The company on Thursday announced the settlement with Universal Entertainment Corp., which previously held an almost 20 percent stake in Wynn Resorts through its subsidiary Aruze USA Inc. Wynn Resorts, which is facing scrutiny over sexual misconduct allegations against its founder and former CEO, agreed to pay the sum by March 31.
The legal fight between the companies dates back to 2012, when Wynn Resorts pushed out Universal's founder Kazuo Okada after finding the Japanese tycoon made improper payments to overseas gambling regulators. The actions by Wynn Resorts stemmed from a separate casino resort project Okada was undertaking in the Philippines.
After a year-long investigation led by former FBI Director Louis Freeh, Wynn Resorts said it found more than three dozen instances over a three-year period in which Okada and his associates engaged in "improper activities for their own benefit." That included cash payments and gifts totaling about $110,000 to foreign gaming regulators, the company said.
Okada was ousted from Universal last year over fraud accusations.

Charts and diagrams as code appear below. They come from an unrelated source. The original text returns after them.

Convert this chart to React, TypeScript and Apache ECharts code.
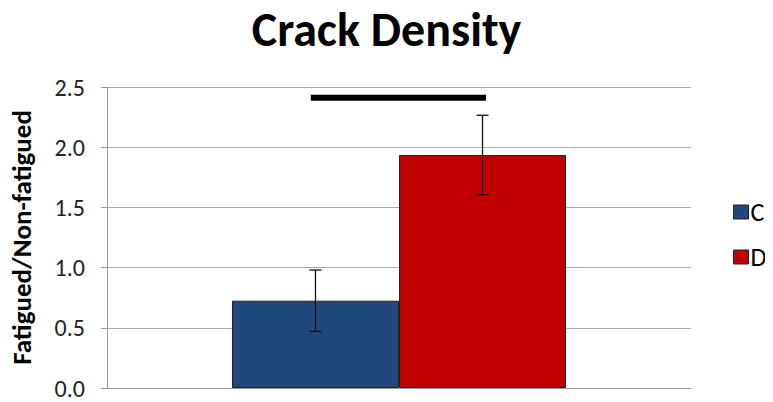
import React, { useEffect, useRef } from "react";
import * as echarts from "echarts";

const categories = ["Crack Density"];
const seriesNames = ["C", "D"];
const seriesValues = [[0.725], [1.935]];
const seriesErrors = [[0.255], [0.33]];
const seriesColors = ["#1F497D", "#C00000"];
const yTicks = [0, 0.5, 1.0, 1.5, 2.0, 2.5];
// significance bracket: from/to on hidden 0..1 x axis, at value y
const sigBar = [[0.349, 2.41], [0.649, 2.41]];

const GAP = 0.428;

export default function App() {
  const ref = useRef<HTMLDivElement>(null);
  useEffect(() => {
    const chart = echarts.init(ref.current!, null, { renderer: "svg" });
    const font = "Carlito, 'Open Sans', 'Liberation Sans', sans-serif";
    const barSeries = seriesNames.map((name, i) => ({
      name,
      type: "bar",
      data: seriesValues[i],
      barGap: "0%",
      barCategoryGap: GAP * 100 + "%",
      itemStyle: { color: seriesColors[i], borderColor: "#222", borderWidth: 1 },
      xAxisIndex: 0,
      yAxisIndex: 0,
      z: 2,
    }));
    const errSeries = seriesNames.map((name, i) => ({
      name: name + "_err",
      type: "custom",
      xAxisIndex: 0,
      yAxisIndex: 0,
      z: 5,
      data: seriesValues[i].map((v, j) => [j, v, seriesErrors[i][j]]),
      renderItem: (params: any, api: any) => {
        const cat = api.value(0);
        const v = api.value(1);
        const e = api.value(2);
        const catW = api.size([1, 0])[0];
        const barW = (catW * (1 - GAP)) / seriesNames.length;
        const center = api.coord([cat, v])[0];
        const x = center - (barW * seriesNames.length) / 2 + barW * (i + 0.5);
        const yTop = api.coord([cat, v + e])[1];
        const yBot = api.coord([cat, v - e])[1];
        const cap = 6;
        const st = { stroke: "#111", lineWidth: 1.3 };
        return {
          type: "group",
          children: [
            { type: "line", shape: { x1: x, y1: yTop, x2: x, y2: yBot }, style: st },
            { type: "line", shape: { x1: x - cap, y1: yTop, x2: x + cap, y2: yTop }, style: st },
            { type: "line", shape: { x1: x - cap, y1: yBot, x2: x + cap, y2: yBot }, style: st },
          ],
        };
      },
    }));
    chart.setOption({
      animation: false,
      title: {
        text: "Crack Density",
        left: "center",
        top: 0,
        textStyle: { fontFamily: font, fontWeight: "bold", fontSize: 48, color: "#000" },
      },
      legend: {
        orient: "vertical",
        left: 733,
        top: 199,
        padding: 0,
        itemGap: 19,
        itemWidth: 15,
        itemHeight: 14,
        textStyle: { fontFamily: font, fontSize: 26, color: "#000", padding: [0, 0, 0, -3], width: 30, overflow: "none" },
        data: seriesNames.map((n, i) => ({
          name: n,
          icon: "rect",
          itemStyle: { color: seriesColors[i], borderColor: "#222", borderWidth: 1 },
        })),
      },
      grid: { left: 104, right: 82, top: 87, bottom: 14 },
      xAxis: [
        {
          type: "category",
          data: categories,
          axisLine: { show: true, lineStyle: { color: "#999", width: 1 } },
          axisTick: { show: false },
          axisLabel: { show: false },
          splitLine: { show: false },
        },
        {
          type: "value",
          min: 0,
          max: 1,
          show: false,
        },
      ],
      yAxis: {
        type: "value",
        min: 0,
        max: 2.5,
        interval: 0.5,
        name: "Fatigued/Non-fatigued",
        nameLocation: "middle",
        nameGap: 72,
        nameTextStyle: { fontFamily: font, fontWeight: "bold", fontSize: 27, color: "#000" },
        axisLine: { show: true, lineStyle: { color: "#999", width: 1 } },
        axisTick: { show: true, length: 6, lineStyle: { color: "#999" } },
        axisLabel: {
          fontFamily: font,
          fontSize: 24,
          color: "#222",
          margin: 22,
          formatter: (v: number) => (yTicks.includes(v) ? v.toFixed(1) : ""),
        },
        splitLine: { show: true, lineStyle: { color: "#aaa", width: 1 } },
      },
      series: [
        ...barSeries,
        ...errSeries,
        {
          name: "sig",
          type: "line",
          xAxisIndex: 1,
          yAxisIndex: 0,
          data: sigBar,
          symbol: "none",
          lineStyle: { color: "#000", width: 6 },
          z: 6,
        },
      ],
    });
    return () => chart.dispose();
  }, []);
  return <div ref={ref} style={{ width: 773, height: 402, marginLeft: -8, marginTop: -8 }} />;
}
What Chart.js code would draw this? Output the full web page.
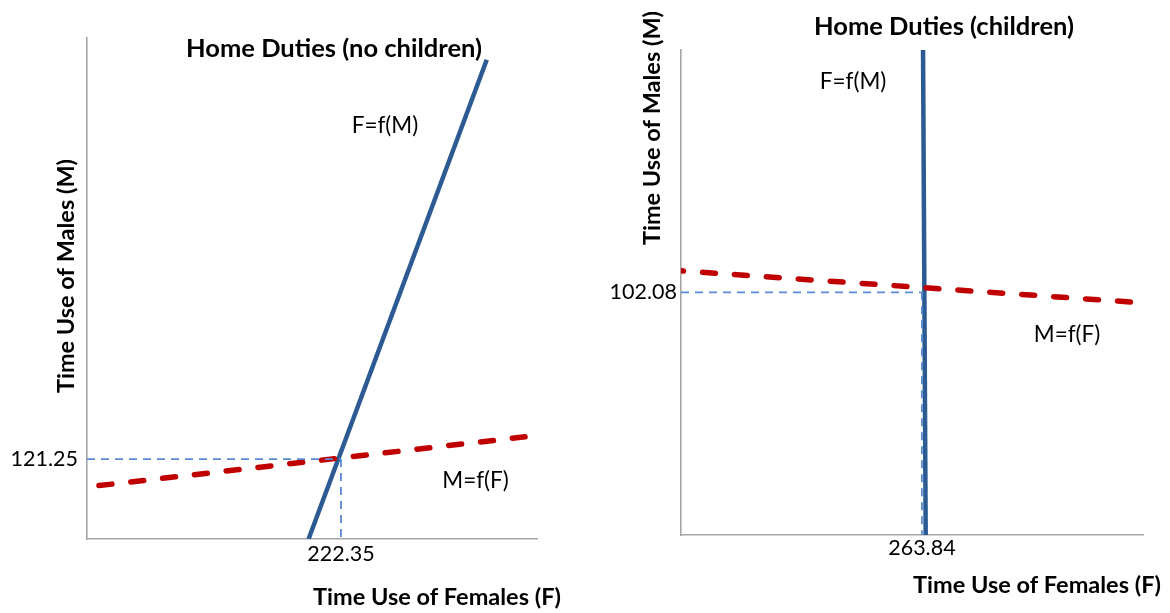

He has denied any wrongdoing.
Aruze's shares were worth about $2.7 billion when Wynn Resorts forcibly redeemed them in February 2012 and issued a 10-year, $1.9 billion promissory note.
The settlement is the latest in episode in a tumultuous period for Wynn Resorts that began in late January, when the Wall Street Journal reported that a number of women said the company's founder, Steve Wynn, harassed or assaulted them and that one case led to a $7.5 million settlement with a manicurist. Since then, groups of shareholders as well as current and former employees have filed lawsuits against the billionaire and the company's board of directors.
Steve Wynn has vehemently denied the accusations the newspaper reported and attributed them to a campaign led by his ex-wife, Elaine Wynn. Her attorney has denied that she instigated the news story.
Steve Wynn resigned as chairman and CEO of the company Feb. 6. The company on Wednesday announced changes to its board of directors.
The company is also facing scrutiny by gambling regulators in Nevada and Massachusetts. Regulators in Macau, the Chinese enclave where the company operates two casinos, are also inquiring about the sexual misconduct allegations.
The initial newspaper report about Steve Wynn's misconduct sent the company's shares plunging but they have since stabilized.
Alex Bumazhny, gambling analyst with Fitch Ratings, said the agreement announced after the market closed Thursday seems to be a middle ground that Wynn Resorts' "capital structure can digest."
"The settlement is a positive as it removes an overhang for the company although a question remains how Wynn Resorts will fund it," he said.
The settlement ends claims brought by Universal and Aruze against Wynn's China arm, Wynn Macau. But it does not entirely resolve the years-long case in state court in Las Vegas.
While Aruze has agreed to not consider itself a party to a shareholders agreement, Elaine and Steve Wynn remain locked in a fight over the document, which has barred her from controlling her roughly 10 percent stake in the company.